За день до того, как этот приказ вступил в силу, добрая компания английских симпатизантов собралась в таверне Ришарде в Филадельфии, чтобы отпраздновать день рождения Георга III. Элегантный обед, не омраченный присутствием какой-либо части «черни», со списком гостей, читавшимся как страница из светского справочника. Энтузиазм бил ключом, и «Ça Ira» не пели. Оркестр исполнил «Боже, храни короля». Этому монарху провозгласили тост, и они выпили за королеву, и за Хаммонда, британского министра, и за Финеаса Бонда, британского консула. За Вашингтона они выпили один раз, а за «нейтралитет» — дважды. И они завершили прекрасный вечер еще одним тостом: «Красномундирщики и деревянные стены старой Англии». Фенно в федералистском печатном органе опубликовал сочувственный отчет, который читали с самыми разными чувствами — от библиотеки миссис Бингем до пивной на Фронт-стрит. Даже самые трезвые начали задаваться вопросом, является ли нейтралитет односторонним. Нигде нейтралитет не привлекал массы своей справедливостью, мудростью или беспристрастностью.

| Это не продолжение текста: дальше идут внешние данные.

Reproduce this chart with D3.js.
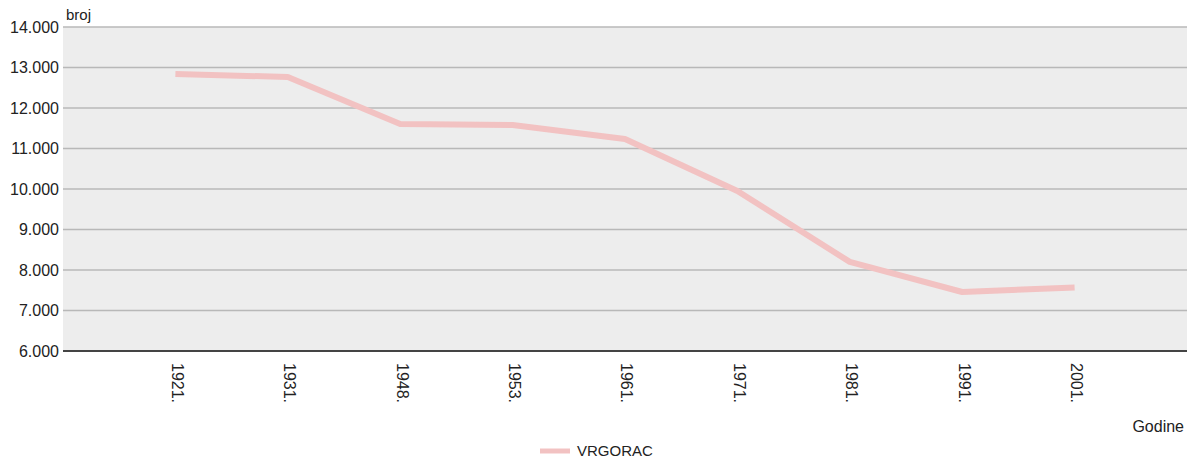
<!DOCTYPE HTML>
<html>
  <head>
    <script src="https://d3js.org/d3.v7.min.js"></script>
    <style>
      body { margin: 0; background: #fff; }
      svg text { font-family: "Liberation Sans", Arial, sans-serif; fill: #222; }
      .grid line { stroke: #b8b8b8; stroke-width: 1.3; }
    </style>
    <title>VRGORAC</title>
  </head>
  <body>
    <svg id="chart"></svg>
    <script>
      var years = ["1921.", "1931.", "1948.", "1953.", "1961.", "1971.", "1981.", "1991.", "2001."];
      var vrgorac = [12840, 12765, 11605, 11580, 11235, 9950, 8200, 7457, 7568];
      var yTicks = [6000, 7000, 8000, 9000, 10000, 11000, 12000, 13000, 14000];

      var width = 1190, height = 462;
      var plotLeft = 63, plotRight = 1187, plotTop = 27, plotBottom = 351;

      var svg = d3.select("#chart").attr("width", width).attr("height", height);

      // points sit at 1..9 of a 0..10 domain
      var x = d3.scaleLinear().domain([0, years.length + 1]).range([plotLeft, plotRight]);
      var y = d3.scaleLinear().domain([6000, 14000]).range([plotBottom, plotTop]);
      var fmt = function(d){ return d3.format(",")(d).replace(/,/g, "."); };

      svg.append("rect").attr("x", plotLeft).attr("y", plotTop)
        .attr("width", plotRight - plotLeft).attr("height", plotBottom - plotTop).attr("fill", "#ededed");

      svg.append("g").attr("class", "grid").selectAll("line").data(yTicks.slice(1)).enter()
        .append("line").attr("x1", plotLeft).attr("x2", plotRight)
        .attr("y1", function(d){ return y(d); }).attr("y2", function(d){ return y(d); });

      svg.append("g").selectAll("text").data(yTicks).enter().append("text")
        .attr("x", plotLeft - 4).attr("y", function(d){ return y(d); }).attr("dy", "0.36em")
        .attr("text-anchor", "end").style("font-size", "16px").text(fmt);

      svg.append("line").attr("x1", plotLeft).attr("x2", plotRight).attr("y1", plotBottom).attr("y2", plotBottom)
        .attr("stroke", "#444").attr("stroke-width", 2);

      svg.append("g").selectAll("text").data(years).enter().append("text")
        .attr("transform", function(d, i){ return "translate(" + (x(i + 1) + 2) + "," + (plotBottom + 12) + ") rotate(90)"; })
        .attr("dy", "0.35em").style("font-size", "16px").text(function(d){ return d; });

      var line = d3.line().x(function(d, i){ return x(i + 1); }).y(function(d){ return y(d); });
      svg.append("path").datum(vrgorac).attr("d", line).attr("fill", "none")
        .attr("stroke", "#f2c2c2").attr("stroke-width", 6).attr("stroke-linejoin", "round");

      svg.append("text").attr("x", 66).attr("y", 20).style("font-size", "15px").text("broj");
      svg.append("text").attr("x", 1184).attr("y", 432).attr("text-anchor", "end")
        .style("font-size", "16px").text("Godine");

      svg.append("line").attr("x1", 540).attr("x2", 570).attr("y1", 451).attr("y2", 451)
        .attr("stroke", "#f2c2c2").attr("stroke-width", 5);
      svg.append("text").attr("x", 577).attr("y", 456).style("font-size", "15px").text("VRGORAC");
    </script>
  </body>
</html>
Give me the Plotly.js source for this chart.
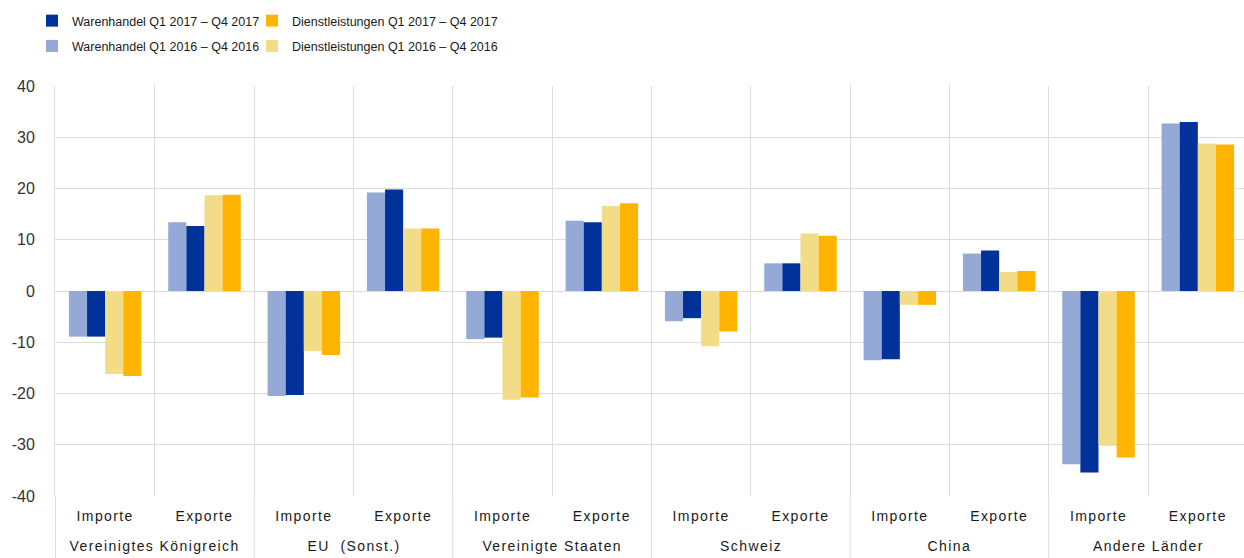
<!DOCTYPE html>
<html>
<head>
<meta charset="utf-8">
<script src="https://cdn.plot.ly/plotly-3.0.1.min.js"></script>
<style>
html,body{margin:0;padding:0;overflow:hidden;background:#fff;}
#chart{width:1248px;height:558px;}
.xtick text, .annotation-text-g text{letter-spacing:1.4px;}
</style>
</head>
<body>
<div id="chart"></div>
<script>
const regions = ["Vereinigtes Königreich", "EU  (Sonst.)", "Vereinigte Staaten", "Schweiz", "China", "Andere Länder"];
const flows = ["Importe", "Exporte"];
const seriesNames = [
  "Warenhandel Q1 2016 – Q4 2016",
  "Warenhandel Q1 2017 – Q4 2017",
  "Dienstleistungen Q1 2016 – Q4 2016",
  "Dienstleistungen Q1 2017 – Q4 2017"
];
const warenhandel2016 = [-8.9, 13.4, -20.5, 19.2, -9.4, 13.7, -5.9, 5.4, -13.5, 7.3, -33.8, 32.7];
const warenhandel2017 = [-8.9, 12.7, -20.3, 19.8, -9.1, 13.4, -5.3, 5.4, -13.3, 7.9, -35.4, 33.0];
const dienst2016 = [-16.2, 18.7, -11.7, 12.2, -21.2, 16.6, -10.8, 11.2, -2.7, 3.7, -30.2, 28.8];
const dienst2017 = [-16.6, 18.8, -12.5, 12.2, -20.8, 17.1, -7.9, 10.8, -2.7, 3.9, -32.5, 28.6];
const yTicks = [-40, -30, -20, -10, 0, 10, 20, 30, 40];

// unique category keys (region + flow); ticks show only the flow
const cats = [], catText = [];
regions.forEach(r => flows.forEach(f => { cats.push(r + " | " + f); catText.push(f); }));

const colors = ["#94A9D5", "#003299", "#F2DC87", "#FFB400"];
const values = [warenhandel2016, warenhandel2017, dienst2016, dienst2017];
const legends = ["legend", "legend", "legend2", "legend2"];
const ranks = [2, 1, 2, 1];

const traces = values.map((v, i) => ({
  type: "bar",
  name: seriesNames[i],
  x: cats,
  y: v,
  marker: {color: colors[i], line: {width: 0}},
  legend: legends[i],
  legendrank: ranks[i],
  legendgroup: "g" + i,
  hoverinfo: "y+name"
}));

const baseFont = "Liberation Sans, Arial, sans-serif";
const gridCol = "#DCDCDC";

// region labels and group dividers, placed via category indices
const annotations = regions.map((r, i) => ({
  text: r, xref: "x", yref: "paper", x: i * flows.length + (flows.length - 1) / 2, y: -0.122,
  xanchor: "center", yanchor: "middle", showarrow: false,
  font: {family: baseFont, size: 14, color: "#1a1a1a"}
}));
const shapes = [];
for (let i = 0; i <= regions.length; i++) {
  shapes.push({type: "line", xref: "x", yref: "paper",
    x0: i * flows.length - 0.5, x1: i * flows.length - 0.5, y0: 0, y1: -0.2,
    line: {color: gridCol, width: 1}, layer: "below"});
}

const legendFont = {family: baseFont, size: 12.5, color: "#1a1a1a"};
const legendBase = {xref: "container", yref: "container", yanchor: "top", xanchor: "left",
  orientation: "v", font: legendFont, traceorder: "grouped", tracegroupgap: 6,
  bgcolor: "rgba(0,0,0,0)", borderwidth: 0};
const layout = {
  width: 1248, height: 558,
  margin: {l: 55, r: 0, t: 86, b: 62, autoexpand: false},
  paper_bgcolor: "#fff", plot_bgcolor: "#fff",
  font: {family: baseFont, size: 14, color: "#1a1a1a"},
  barmode: "group",
  bargap: 0.27,
  bargroupgap: 0,
  showlegend: true,
  legend: Object.assign({}, legendBase, {x: 32 / 1248, y: 1 - 6 / 558}),
  legend2: Object.assign({}, legendBase, {x: 252 / 1248, y: 1 - 6 / 558}),
  annotations: annotations,
  shapes: shapes,
  xaxis: {
    type: "category",
    tickmode: "array", tickvals: cats, ticktext: catText,
    showgrid: true, gridcolor: gridCol, gridwidth: 1,
    tickson: "boundaries",
    ticks: "", showline: false, zeroline: false,
    ticklabelstandoff: 10,
    tickfont: {family: baseFont, size: 14, color: "#1a1a1a"}
  },
  yaxis: {
    range: [-40, 40], tickvals: yTicks, ticktext: yTicks.map(String),
    showgrid: true, gridcolor: gridCol, gridwidth: 1,
    zeroline: true, zerolinecolor: gridCol, zerolinewidth: 1,
    showline: true, linecolor: gridCol, linewidth: 1,
    ticks: "", ticklabelstandoff: 16,
    tickfont: {family: baseFont, size: 16, color: "#333"}
  }
};

Plotly.newPlot("chart", traces, layout, {displayModeBar: false, staticPlot: true});
</script>
</body>
</html>
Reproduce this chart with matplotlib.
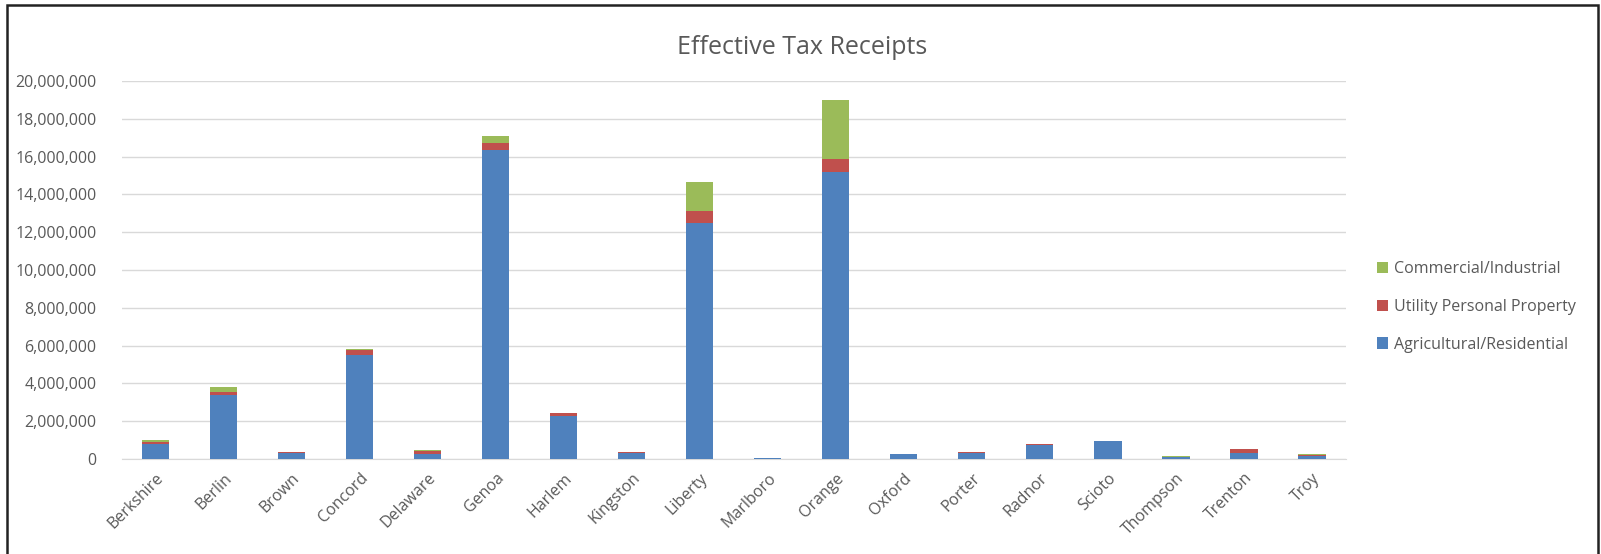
import matplotlib.pyplot as plt
from matplotlib.patches import Rectangle
from matplotlib.ticker import FuncFormatter

plt.rcParams['font.family'] = ['Open Sans', 'DejaVu Sans']

towns = ['Berkshire', 'Berlin', 'Brown', 'Concord', 'Delaware', 'Genoa', 'Harlem',
         'Kingston', 'Liberty', 'Marlboro', 'Orange', 'Oxford', 'Porter', 'Radnor',
         'Scioto', 'Thompson', 'Trenton', 'Troy']
agri = [790000, 3400000, 330000, 5520000, 250000, 16370000, 2260000, 340000,
        12500000, 30000, 15170000, 240000, 340000, 740000, 930000, 120000,
        330000, 180000]
util = [100000, 160000, 25000, 230000, 170000, 340000, 150000, 15000, 600000,
        10000, 690000, 10000, 15000, 35000, 20000, 10000, 180000, 50000]
comm = [100000, 270000, 10000, 80000, 40000, 380000, 20000, 10000, 1550000,
        10000, 3110000, 5000, 10000, 10000, 10000, 10000, 10000, 20000]

blue = '#4F81BD'
red = '#C0504D'
green = '#9BBB59'
txt = '#595959'

fig = plt.figure(figsize=(16.01, 5.54), dpi=100)
ax = fig.add_axes([0.076, 0.1715, 0.7647, 0.6823])

x = range(len(towns))
bottom2 = [a + u for a, u in zip(agri, util)]
b1 = ax.bar(x, agri, width=0.4, color=blue, linewidth=0,
            label='Agricultural/Residential', zorder=3)
b2 = ax.bar(x, util, width=0.4, bottom=agri, color=red, linewidth=0,
            label='Utility Personal Property', zorder=3)
b3 = ax.bar(x, comm, width=0.4, bottom=bottom2, color=green, linewidth=0,
            label='Commercial/Industrial', zorder=3)

ax.set_xlim(-0.5, len(towns) - 0.5)
ax.set_ylim(0, 20000000)
ax.set_yticks(range(0, 20000001, 2000000))
ax.yaxis.set_major_formatter(FuncFormatter(lambda v, p: f'{int(v):,}'))
ax.grid(axis='y', color='#d9d9d9', linewidth=1, zorder=0)
ax.set_xticks(list(x))
ax.set_xticklabels(towns, rotation=45, ha='right', rotation_mode='anchor')
ax.tick_params(axis='both', length=0, labelsize=11.5, labelcolor=txt)
ax.tick_params(axis='y', pad=18)
ax.tick_params(axis='x', pad=8)
for s in ['top', 'right', 'left']:
    ax.spines[s].set_visible(False)
ax.spines['bottom'].set_color('#d9d9d9')

fig.text(0.501, 0.915, 'Effective Tax Receipts', ha='center', va='center',
         fontsize=18, color=txt)

ax.legend(handles=[b3, b2, b1], loc='center left',
          bbox_to_anchor=(0.851, 0.4458), bbox_transform=fig.transFigure,
          frameon=False, fontsize=11.5, labelcolor=txt, handlelength=0.7,
          handleheight=0.7, handletextpad=0.35, labelspacing=1.35)

# chart border
fig.patches.append(Rectangle((7 / 1601, -0.05), (1598 - 7) / 1601, 1.05 - 5 / 554,
                             transform=fig.transFigure, fill=False,
                             edgecolor='#222222', linewidth=1.8))

fig.savefig('out.png', dpi=100)
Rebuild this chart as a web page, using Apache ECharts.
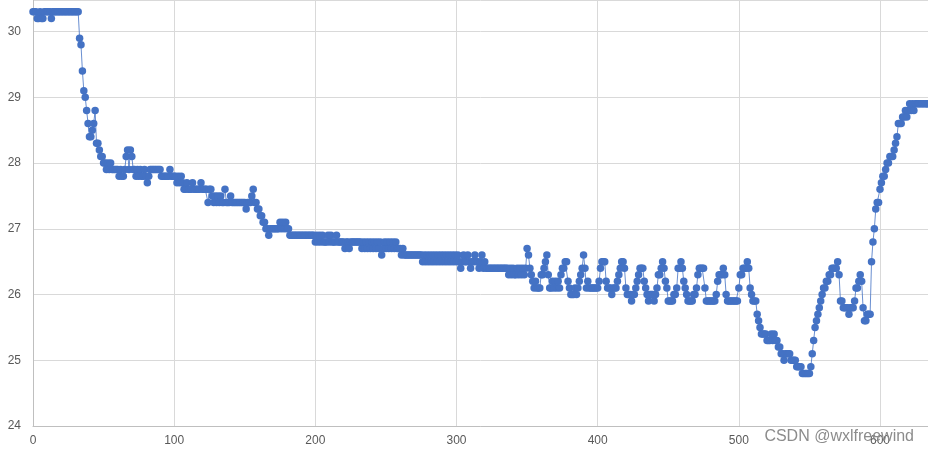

Одним июньским утром Вашингтон выехал из Филадельфии в фаэтоне за упряжкой цугом на двухнедельный визит домой, а шесть дней спустя в газете Фенно начала выходить первая из блестящей и мощной серии статей за подписью «Пацифик». При свете свечей Гамильтон бросился на амбразуру с пером, которое было сильнее меча.
IX
Никто не сомневался в личности «Пацифика». Никто, кроме человека в доме Пембертона, не был способен на такую блестящую, дерзкую и лихую полемику. Его цель была двоякой — оправдать Прокламацию о нейтралитете и убедить народ в том, что тот сильно преувеличил заслуги Франции в Революции. В первой статье он защищал конституционное право Президента издавать Прокламацию без консультаций с Конгрессом. Во второй он освобождал страну от всех договорных обязательств на том основании, что Франция ведет наступательную войну. В третьей он взывал к страху, утверждая, что если мы попытаемся послужить нашему союзнику, то будем вынуждены вести войну на море против объединенных флотов коалиции. В пятой он расценивал претензии Франции на американскую благодарность как тривиальные и абсурдные. В шестой он воздал должное глупому Людовику, нападая на французский народ за казнь его короля. В последней он подчеркивал своевременность и необходимость Прокламации. Блестящие письма, в которых истина смешивалась со софистикой, но которые легко читались — и их читали со смешанными чувствами. Высшее общество было очаровано, «чернь» ревела, и даже Джефферсон, который никогда не совершал свойственной Гамильтону ошибки недооценивать противника, был обеспокоен.
Когда появлялся «Пацифик», Джефферсон проводил лето под своими платанами близ Филадельфии, а Мэдисон изнывал от жары в своем виргинском доме, не желая ничего лучше, чем освобождения от политических обязанностей. Когда Джефферсон сидел под деревьями с газетой Фенно перед собой, он сразу же осознал необходимость ответа и поручил эту задачу Мэдисону. Ничто не могло быть более неприятным для этого кроткого человечка, страдавшего «от удручающей вялости из-за чрезмерной и непрекращающейся сезонной жары», и он с явным нежеланием взялся за дело. Но в августе ответы Мэдисона уже публиковались во всех газетах — сильные, энергичные, с быстрой логикой, бьющие в цель цитатами из статей Гамильтона в «Федералисте». Он отрицал полномочия Президента объявлять договор более не действующим. Доказательство? Самое лучшее — статья Гамильтона № 75 в «Федералисте». Оспаривать право нации упразднить старое правительство и установить новое? Да ведь это «единственное законное основание, на котором Соединенные Штаты держатся как нация».